Flaggschiff für die Ford-Flotte aus Köln?
Natürlich hätte der Lincoln auf dem deutschen Markt ohnehin keine Chance. Selbst dann nicht, wenn das Ford-Flaggschiff wie in Amerika bei umgerechnet etwa 50.000 Euro starten würde und damit selbst voll ausgestattet weniger kostete als eine nackte S-Klasse auf dem Gebrauchtwagenmarkt. Denn wenn's ums Auto geht, steigt mit unserer Zahlungsbereitschaft auch unser Patriotismus und es führt – davon können Jaguar, Lexus oder Infiniti ihr trauriges Lied singen – an S-Klasse, A8 und 7er kaum ein Weg vorbei. Doch als Flaggschiff für die Ford-Flotte aus Köln wäre der Luxusliner glaubwürdiger als ein mit noch so viel Lack und Leder zum "Vignale" aufgerüschter Mondeo. Und der Mustang hat schließlich bewiesen, dass man es bei uns auch mit einem US-Import schaffen kann.

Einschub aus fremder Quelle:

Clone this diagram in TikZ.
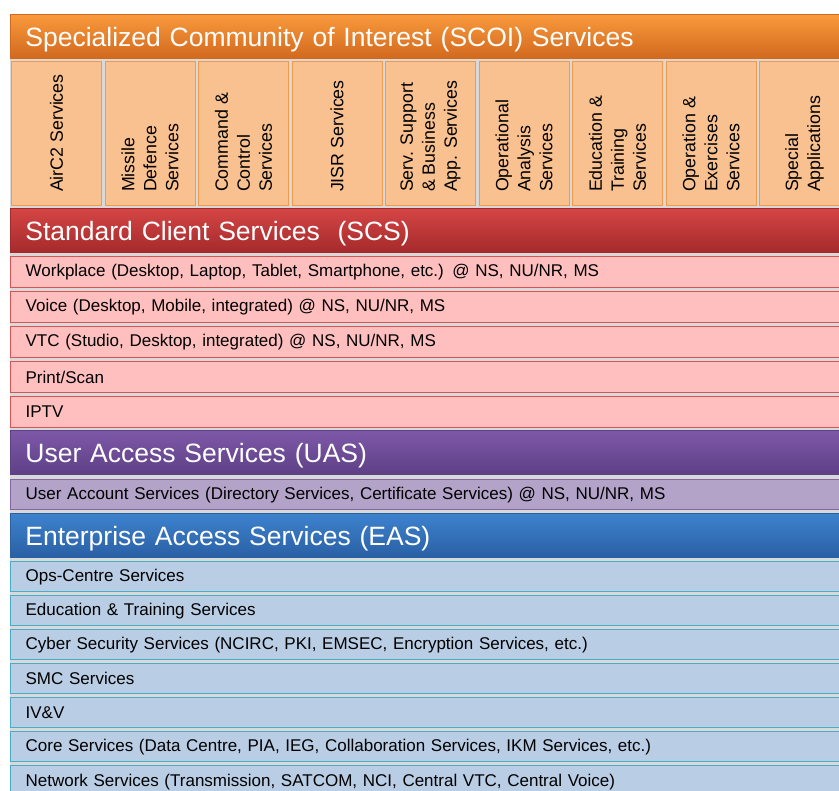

Das würde wahrscheinlich auch Donald Trump gefallen, der Deutschland und seine Autos ja als "bad, very bad" empfindet. Und selbst wenn Audi, BMW oder Mercedes im schlimmsten Fall ein paar A6-, 5er- oder E-Klasse-Kunden an den Newcomer aus der neuen Welt verlieren würden, müssten sie den Amerikanern dankbar sein. Weil der Continental so seinen Beitrag leisten würde, die Tektonik der automobilen Kontinentalplatte wieder zu beruhigen.